Updated on 2024-12-10 GMT+08:00

Development Suggestions

Traffic Limiting Must Be Set When Kafka Is the Source

This rule is available for MRS 3.3.0 or later.

To prevent job exceptions caused by heavy traffic, set a traffic limit, which should be the peak value of the pressure test for service rollout.

[Example]

# The following parameter takes effect at any parallelism:
'scan.records-per-second.limit' = '1000'
# The actual traffic limit is as follows:
min( parallelism * scan.records-per-second.limit, partitions num * scan.records-per-second.limit)
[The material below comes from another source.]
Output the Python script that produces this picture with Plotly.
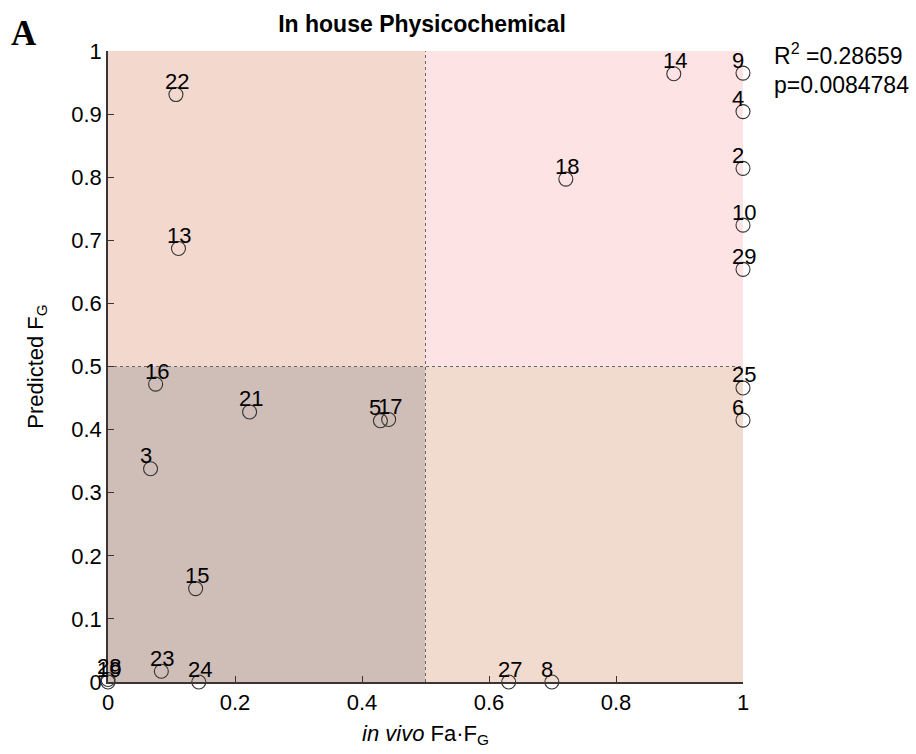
import plotly.graph_objects as go

# ---- data ----
labels = ["2", "3", "4", "5", "6", "8", "9", "10", "13", "14", "15", "16", "17", "18",
          "19", "21", "22", "23", "24", "25", "27", "28", "29"]
x_vals = [1.0, 0.067, 1.0, 0.429, 1.0, 0.699, 1.0, 1.0, 0.111, 0.891, 0.138, 0.075, 0.442, 0.721,
          0.0, 0.223, 0.107, 0.084, 0.143, 1.0, 0.631, 0.0, 1.0]
y_vals = [0.814, 0.338, 0.904, 0.414, 0.415, 0.0, 0.965, 0.724, 0.687, 0.964, 0.148, 0.472, 0.416, 0.797,
          0.0, 0.428, 0.931, 0.017, 0.0, 0.466, 0.0, 0.004, 0.654]
x_ticks = [0, 0.2, 0.4, 0.6, 0.8, 1]
x_tick_text = ["0", "0.2", "0.4", "0.6", "0.8", "1"]
y_ticks = [0, 0.1, 0.2, 0.3, 0.4, 0.5, 0.6, 0.7, 0.8, 0.9, 1]
y_tick_text = ["0", "0.1", "0.2", "0.3", "0.4", "0.5", "0.6", "0.7", "0.8", "0.9", "1"]
threshold = 0.5
r2_text = "R<sup>2</sup> =0.28659"
p_text = "p=0.0084784"

FONT = "Liberation Sans, Arial, sans-serif"
AXC = "#3c3434"

fig = go.Figure()

# quadrant backgrounds
quads = [
    (0, threshold, threshold, 1, "#f2d8cd"),   # top-left
    (threshold, 1, threshold, 1, "#fde3e3"),   # top-right
    (0, threshold, 0, threshold, "#cfbdb7"),   # bottom-left
    (threshold, 1, 0, threshold, "#f1dace"),   # bottom-right
]
for x0, x1, y0, y1, c in quads:
    fig.add_shape(type="rect", xref="x", yref="y", x0=x0, x1=x1, y0=y0, y1=y1,
                  fillcolor=c, line=dict(width=0), layer="below")

# dotted threshold lines
fig.add_shape(type="line", xref="x", yref="y", x0=threshold, x1=threshold, y0=0, y1=1,
              line=dict(color="#666666", width=1, dash="dot"), layer="below")
fig.add_shape(type="line", xref="x", yref="y", x0=0, x1=1, y0=threshold, y1=threshold,
              line=dict(color="#666666", width=1, dash="dot"), layer="below")

fig.add_trace(go.Scatter(
    x=x_vals, y=y_vals, mode="markers",
    marker=dict(symbol="circle-open", size=14, color="#333333", line=dict(width=1.1, color="#333333")),
    cliponaxis=False, showlegend=False, hoverinfo="skip"))

for lab, xv, yv in zip(labels, x_vals, y_vals):
    fig.add_annotation(x=xv, y=yv, text=lab, showarrow=False, xanchor="left", yanchor="middle",
                       xshift=-13, yshift=13, font=dict(family=FONT, size=22, color="#000000"))

fig.add_annotation(xref="paper", yref="paper", x=1.046, y=0.9945, text=r2_text, showarrow=False,
                   xanchor="left", yanchor="middle", font=dict(family=FONT, size=23, color="#000"))
fig.add_annotation(xref="paper", yref="paper", x=1.046, y=0.946, text=p_text, showarrow=False,
                   xanchor="left", yanchor="middle", font=dict(family=FONT, size=23, color="#000"))
fig.add_annotation(xref="paper", yref="paper", x=-0.156, y=1.0276, text="<b>A</b>", showarrow=False,
                   xanchor="left", yanchor="middle",
                   font=dict(family="Liberation Serif, Times New Roman, serif", size=35, color="#000"))

fig.update_layout(
    width=916, height=754,
    margin=dict(l=108, r=173, t=50.5, b=68.5),
    paper_bgcolor="white", plot_bgcolor="white",
    title=dict(text="<b>In house Physicochemical</b>", x=0.4607, xanchor="center", y=0.968, yanchor="middle",
               font=dict(family=FONT, size=23, color="#000")),
    xaxis=dict(range=[0, 1], tickvals=x_ticks, ticktext=x_tick_text, ticks="inside", ticklen=6,
               tickcolor=AXC, showline=True, linecolor=AXC, linewidth=1.5, showgrid=False, zeroline=False,
               tickfont=dict(family=FONT, size=22, color="#000"),
               title=dict(text="<i>in vivo</i> Fa·F<sub>G</sub>", standoff=11,
                          font=dict(family=FONT, size=22, color="#000"))),
    yaxis=dict(range=[0, 1], tickvals=y_ticks, ticktext=y_tick_text, ticks="inside", ticklen=6,
               tickcolor=AXC, showline=True, linecolor=AXC, linewidth=1.5, showgrid=False, zeroline=False,
               tickfont=dict(family=FONT, size=22, color="#000"),
               title=dict(text="Predicted F<sub>G</sub>", standoff=22,
                          font=dict(family=FONT, size=22, color="#000"))),
)

fig.write_html("out.html")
Write Data with the Same Key to the Same Kafka Partition for Data Accuracy

Flink uses the fixed policy to write data to Kafka and performs hash calculation based on the key before writing data.

[Example]

CREATE TABLE kafka (
 f_sequence INT,
 f_sequence1 INT,
 f_sequence2 INT,
 f_sequence3 INT 
 ) WITH ( 
 'connector' = 'kafka',
 'topic' = 'yxtest123',
 'properties.bootstrap.servers' = '192.168.0.104:9092',
 'properties.group.id' = 'testGroup1',
 'scan.startup.mode' = 'latest-offset',
 'format' = 'json',
 'sink.partitioner'='fixed'
 ); 

 insert into kafka select /*+ DISTRIBUTEBY('f_sequence','f_sequence1') */ * from datagen;

Set Kafka Source Parallelism Same as the Number of Topic Partitions for Faster Kafka Consumption

When the parallelism of Kafka Source is greater than the number of topic partitions, no more data is consumed.